U.S. Supreme Court blocks restrictive Louisiana abortion law
WASHINGTON (Reuters) - A divided U.S. Supreme Court on Thursday stopped a Louisiana law imposing strict regulations on abortion clinics from going into effect in its first major test on abortion since the retirement of Justice Anthony Kennedy last summer.
The court on a 5-4 vote granted an emergency application by Shreveport-based abortion provider Hope Medical Group for Women to block the Republican-backed law from going into effect while litigation continues.
The four liberal justices were joined by conservative Chief Justice John Roberts in the majority, suggesting that Roberts, as Kennedy used to be, is now the key vote on the issue.
Kennedy backed abortion rights in two key cases. Justice Brett Kavanaugh, who President Donald Trump appointed to replace Kennedy, joined the court’s four other conservatives in dissent.
Hope Medical Group challenged the law’s requirement that doctors who perform abortions must have an arrangement called “admitting privileges” at a hospital within 30 miles (48 km) of the clinic.

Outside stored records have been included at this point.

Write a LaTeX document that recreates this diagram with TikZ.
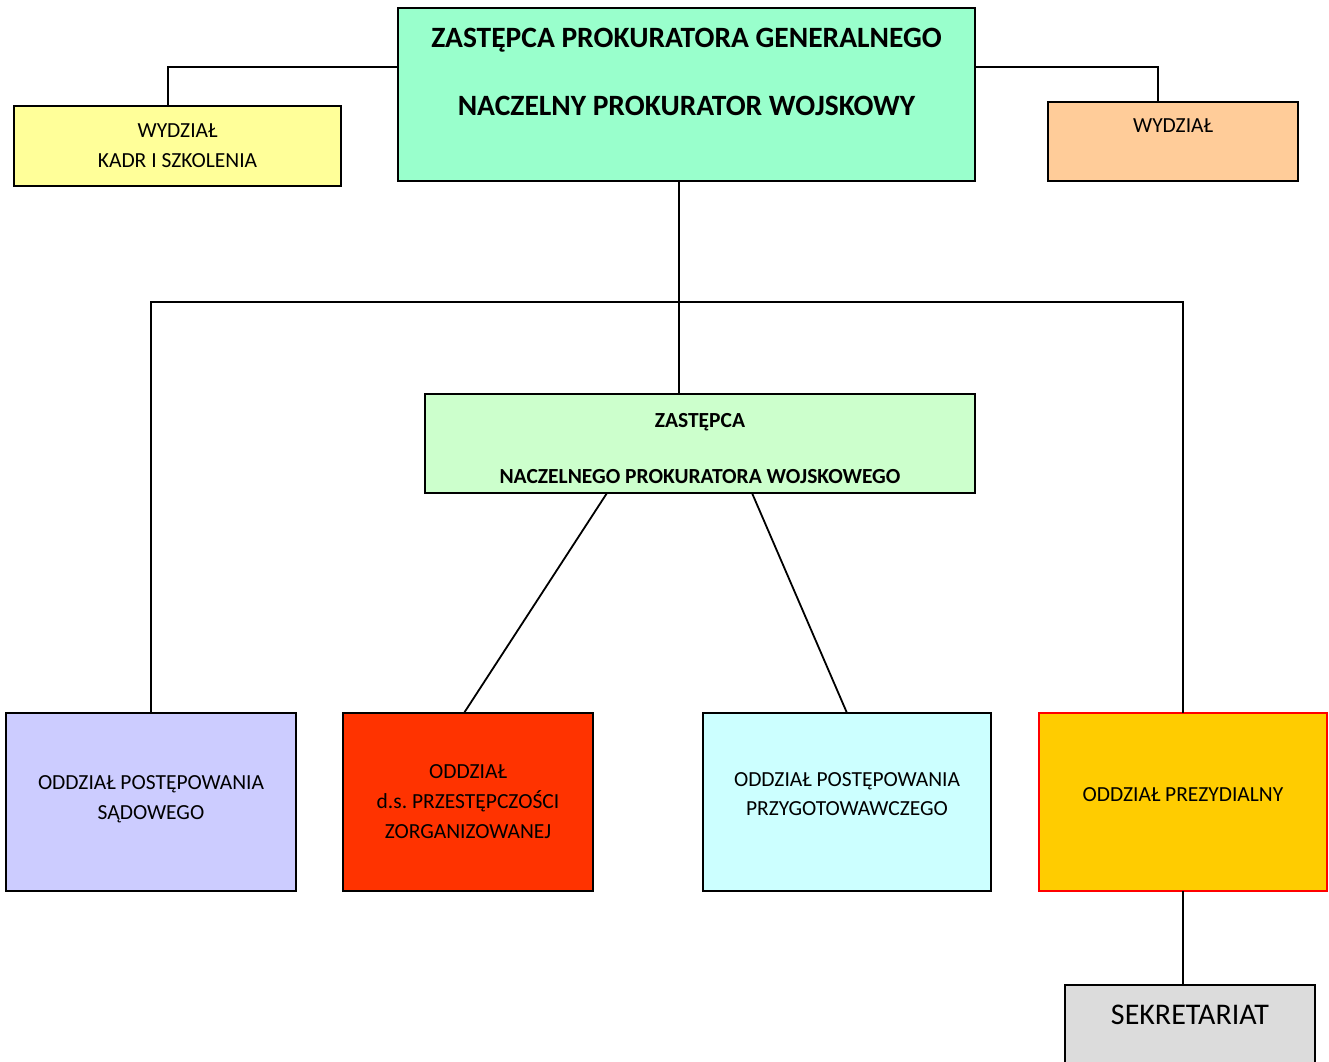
\documentclass[tikz,border=0pt]{standalone}
\usepackage{fontspec}
\setmainfont{Carlito}
\definecolor{ngpgreen}{HTML}{99FFCC}
\definecolor{kadryellow}{HTML}{FFFF99}
\definecolor{wydzorange}{HTML}{FFCC99}
\definecolor{zastgreen}{HTML}{CCFFCC}
\definecolor{sadviolet}{HTML}{CCCCFF}
\definecolor{zorgred}{HTML}{FF3300}
\definecolor{przygcyan}{HTML}{CCFFFF}
\definecolor{prezgold}{HTML}{FFCC00}
\definecolor{sekgray}{HTML}{DCDCDC}
\begin{document}
\begin{tikzpicture}[
    x=1pt, y=-1pt,
    unit/.style={draw, line width=1.8pt, fill=#1, inner sep=0pt, outer sep=0pt, align=center, font=\fontsize{21.5}{30}\selectfont},
    lower/.style={minimum width=#1, minimum height=178pt},
    link/.style={line width=1.8pt}
]
    \useasboundingbox (0,0) rectangle (1329,1061);

    % Top level
    \node[unit=ngpgreen, minimum width=577pt, minimum height=173pt, font=\fontsize{29.5}{34}\selectfont\bfseries] (ngp) at (686.5,94.5)
        {ZASTĘPCA PROKURATORA GENERALNEGO\\[34pt]NACZELNY PROKURATOR WOJSKOWY\\[11pt]};
    \node[unit=kadryellow, minimum width=327pt, minimum height=80pt] (kadr) at (177.5,146) {WYDZIAŁ\\KADR I SZKOLENIA};
    \node[unit=wydzorange, minimum width=250pt, minimum height=79pt] (wydz) at (1173,141.5) {WYDZIAŁ\\[1pt]};

    % Deputy
    \node[unit=zastgreen, minimum width=550pt, minimum height=99pt, font=\fontsize{21.5}{28}\selectfont\bfseries] (zast) at (700,443.5)
        {ZASTĘPCA\\[28pt]NACZELNEGO PROKURATORA WOJSKOWEGO\\[-38pt]};

    % Departments
    \node[unit=sadviolet, lower=290pt] (sad) at (151,802) {ODDZIAŁ POSTĘPOWANIA\\SĄDOWEGO\\[-22pt]};
    \node[unit=zorgred, lower=250pt] (zorg) at (468,802) {ODDZIAŁ\\d.s.\ PRZESTĘPCZOŚCI\\ZORGANIZOWANEJ};
    \node[unit=przygcyan, lower=288pt, font=\fontsize{21.5}{29}\selectfont] (przyg) at (847,802) {ODDZIAŁ POSTĘPOWANIA\\PRZYGOTOWAWCZEGO\\[-14pt]};
    \node[unit=prezgold, draw=red, lower=288pt] (prez) at (1183,802) {ODDZIAŁ PREZYDIALNY\\[-16pt]};
    \node[unit=sekgray, minimum width=250pt, minimum height=95pt, font=\fontsize{30}{34}\selectfont] (sek) at (1190,1032.5) {SEKRETARIAT\\[1pt]};

    % Connections
    \coordinate (bus) at (679,302);
    \draw[link] ([yshift=-59pt]ngp.north west) -| ([xshift=-9.5pt]kadr.north);
    \draw[link] ([yshift=-59pt]ngp.north east) -| ([xshift=-15pt]wydz.north);
    \draw[link] (ngp.south -| bus) -- (zast.north -| bus);
    \draw[link] (sad.north) |- (bus) -| (prez.north);
    \draw[link] ([xshift=-93pt]zast.south) -- ([xshift=-4pt]zorg.north);
    \draw[link] ([xshift=52pt]zast.south) -- (przyg.north);
    \draw[link] (prez.south) -- (prez.south |- sek.north);
\end{tikzpicture}
\end{document}
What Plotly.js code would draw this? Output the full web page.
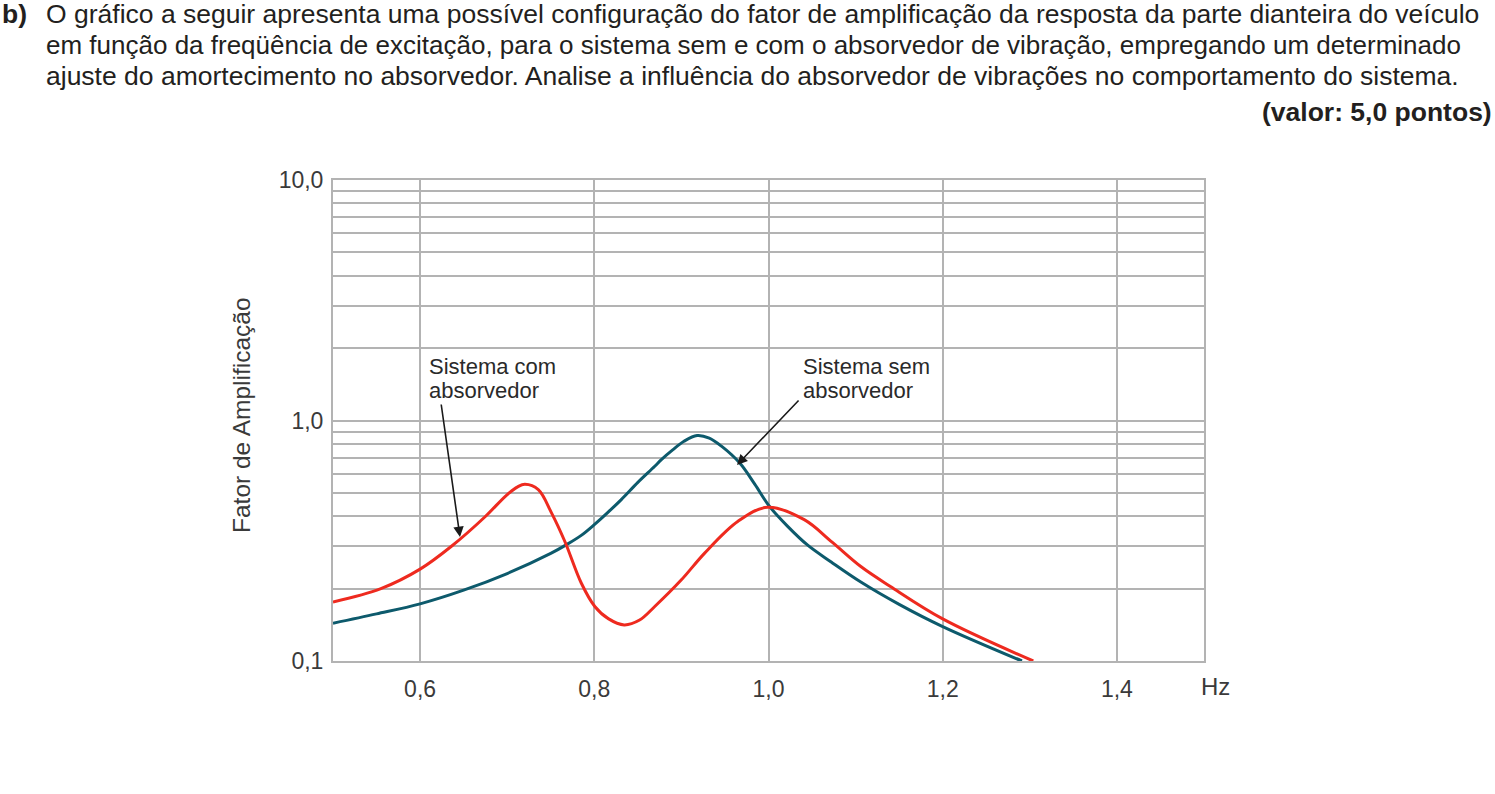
<!DOCTYPE html>
<html>
<head>
<meta charset="utf-8">
<script src="https://cdn.plot.ly/plotly-3.0.1.min.js"></script>
<style>
html,body{margin:0;padding:0;background:#fff;}
#chart{width:1495px;height:794px;}
</style>
</head>
<body>
<div id="chart"></div>
<script>
// Sistema sem absorvedor (blue)
const semX = [0.50, 0.55, 0.60, 0.65, 0.70, 0.75, 0.767, 0.785, 0.80, 0.815, 0.831, 0.85, 0.8694, 0.877, 0.89, 0.903, 0.918, 0.932, 0.946, 0.967, 0.984, 1.001, 1.022, 1.045, 1.072, 1.106, 1.15, 1.20, 1.291];
const semY = [0.1436, 0.157, 0.1728, 0.197, 0.231, 0.280, 0.303, 0.333, 0.369, 0.413, 0.469, 0.553, 0.645, 0.688, 0.755, 0.820, 0.866, 0.845, 0.782, 0.665, 0.545, 0.440, 0.363, 0.303, 0.258, 0.213, 0.172, 0.139, 0.100];

// Sistema com absorvedor (red)
const comX = [0.50, 0.555, 0.60, 0.636, 0.6746, 0.6994, 0.712, 0.7204, 0.7357, 0.751, 0.7662, 0.785, 0.8006, 0.816, 0.8343, 0.852, 0.8694, 0.90, 0.9267, 0.965, 0.999, 1.041, 1.073, 1.106, 1.14, 1.20, 1.304];
const comY = [0.176, 0.200, 0.241, 0.300, 0.398, 0.490, 0.530, 0.543, 0.516, 0.412, 0.314, 0.211, 0.1685, 0.150, 0.1413, 0.148, 0.1685, 0.2175, 0.281, 0.381, 0.436, 0.387, 0.312, 0.247, 0.204, 0.1496, 0.100];

const xTickVals = [0.6, 0.8, 1.0, 1.2, 1.4];
const xTickText = ['0,6', '0,8', '1,0', '1,2', '1,4'];
const yTickVals = [0.1,0.2,0.3,0.4,0.5,0.6,0.7,0.8,0.9,1,2,3,4,5,6,7,8,9,10];
const yTickText = ['0,1','','','','','','','','','1,0','','','','','','','','','10,0'];

const headerLines = [
  'O gráfico a seguir apresenta uma possível configuração do fator de amplificação da resposta da parte dianteira do veículo',
  'em função da freqüência de excitação, para o sistema sem e com o absorvedor de vibração, empregando um determinado',
  'ajuste do amortecimento no absorvedor. Analise a influência do absorvedor de vibrações no comportamento do sistema.'
];
const headerSizes = [26.5, 26.0, 26.5];

const gridColor = '#b3b3b3';
const txtFont = 'Liberation Sans, Arial, sans-serif';
const chartFont = 'Liberation Sans, Arial, sans-serif';

const traces = [
  {x: semX, y: semY, type: 'scatter', mode: 'lines', name: 'Sistema sem absorvedor',
   line: {color: '#0d5a6c', width: 3, shape: 'spline', smoothing: 1}},
  {x: comX, y: comY, type: 'scatter', mode: 'lines', name: 'Sistema com absorvedor',
   line: {color: '#ee2a1f', width: 3, shape: 'spline', smoothing: 1}}
];

const L = 333, T = 180, W = 871, H = 481;
function px(p){ return (p - L) / W; }
function py(p){ return (T + H - p) / H; }

const annotations = [];
annotations.push({xref:'paper', yref:'paper', x:px(0), y:py(14), xanchor:'left', yanchor:'middle', showarrow:false,
  text:'<b>b)</b>', font:{family:txtFont, size:26.5, color:'#231f20'}});
headerLines.forEach((t,i)=>{
  annotations.push({xref:'paper', yref:'paper', x:px(44), y:py(14 + i*31), xanchor:'left', yanchor:'middle', showarrow:false,
    text:t, font:{family:txtFont, size:headerSizes[i], color:'#231f20'}});
});
annotations.push({xref:'paper', yref:'paper', x:px(1494), y:py(112), xanchor:'right', yanchor:'middle', showarrow:false,
  text:'<b>(valor: 5,0 pontos)</b>', font:{family:txtFont, size:26.5, color:'#231f20'}});

annotations.push({xref:'paper', yref:'paper', x:px(241), y:py(415), xanchor:'center', yanchor:'middle', showarrow:false,
  textangle:-90, text:'Fator de Amplificação', font:{family:chartFont, size:24.5, color:'#3a3a3a'}});
annotations.push({xref:'paper', yref:'paper', x:px(1199), y:py(686), xanchor:'left', yanchor:'middle', showarrow:false,
  text:'Hz', font:{family:chartFont, size:24, color:'#3a3a3a'}});

const labelFont = {family:chartFont, size:22, color:'#2a2a2a'};
annotations.push({xref:'paper', yref:'paper', x:px(427), y:py(366), xanchor:'left', yanchor:'middle', showarrow:false,
  text:'Sistema com', font:labelFont});
annotations.push({xref:'paper', yref:'paper', x:px(427), y:py(390), xanchor:'left', yanchor:'middle', showarrow:false,
  text:'absorvedor', font:labelFont});
annotations.push({xref:'paper', yref:'paper', x:px(801), y:py(366), xanchor:'left', yanchor:'middle', showarrow:false,
  text:'Sistema sem', font:labelFont});
annotations.push({xref:'paper', yref:'paper', x:px(801), y:py(390), xanchor:'left', yanchor:'middle', showarrow:false,
  text:'absorvedor', font:labelFont});

annotations.push({xref:'paper', yref:'paper', x:px(460), y:py(537), ax:441-460, ay:403-537, text:'', showarrow:true,
  arrowhead:2, arrowsize:1.3, arrowwidth:1.6, arrowcolor:'#1a1a1a', standoff:0});
annotations.push({xref:'paper', yref:'paper', x:px(737), y:py(465), ax:800-737, ay:399-465, text:'', showarrow:true,
  arrowhead:2, arrowsize:1.3, arrowwidth:1.6, arrowcolor:'#1a1a1a', standoff:0});

const layout = {
  width:1495, height:794,
  margin:{l:L, r:1495-L-W, t:T, b:794-T-H, pad:0},
  paper_bgcolor:'#ffffff', plot_bgcolor:'#ffffff',
  showlegend:false,
  xaxis:{range:[0.5,1.5], tickvals:xTickVals, ticktext:xTickText, showgrid:true, gridcolor:gridColor, gridwidth:2,
    zeroline:false, showline:true, linecolor:gridColor, linewidth:2, mirror:true, ticks:'outside', ticklen:6, tickcolor:'rgba(0,0,0,0)',
    tickfont:{family:chartFont, size:23, color:'#3a3a3a'}},
  yaxis:{type:'log', range:[-1,1], tickvals:yTickVals, ticktext:yTickText, showgrid:true, gridcolor:gridColor, gridwidth:2,
    zeroline:false, showline:true, linecolor:gridColor, linewidth:2, mirror:true, ticks:'outside', ticklen:3, tickcolor:'rgba(0,0,0,0)',
    tickfont:{family:chartFont, size:23, color:'#3a3a3a'}},
  annotations: annotations
};

Plotly.newPlot('chart', traces, layout, {displayModeBar:false, staticPlot:true});
</script>
</body>
</html>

Kavanaugh, writing for himself, said it was not clear whether doctors would be unable to obtain the admitting privileges were the law to go into effect. He said that he would have favored allowing them to bring a later legal challenge if their efforts were unsuccessful.
The Center for Reproductive Rights, an abortion rights group that represents the challengers, said the law could lead to the closure of two of the three abortion clinics operating in Louisiana, a state of more than 4.6 million people.
The law was passed in 2014 but courts had prevented it from going into effect. The Supreme Court itself blocked the law in 2016, two days after hearing another major case involving a similar Texas law that the justices struck down months later.
Kennedy, a conservative who retired in July 2018, had voted to preserve abortion rights in 1992 and again in the 2016 Texas case.
Roberts was a dissenter in the 2016 case, but his vote on Thursday for now suggests the court is not retreating from that precedent.
Kavanaugh is one of two Trump appointees who are part of the court’s 5-4 conservative majority, along with Neil Gorsuch.
The Supreme Court recognized a woman’s constitutional right to an abortion and legalized the procedure nationwide in the landmark 1973 Roe v. Wade ruling.
The court on Feb. 1 temporarily blocked the Lousiana law, which was due to go into effect on Feb. 4, while the justices decided how to proceed.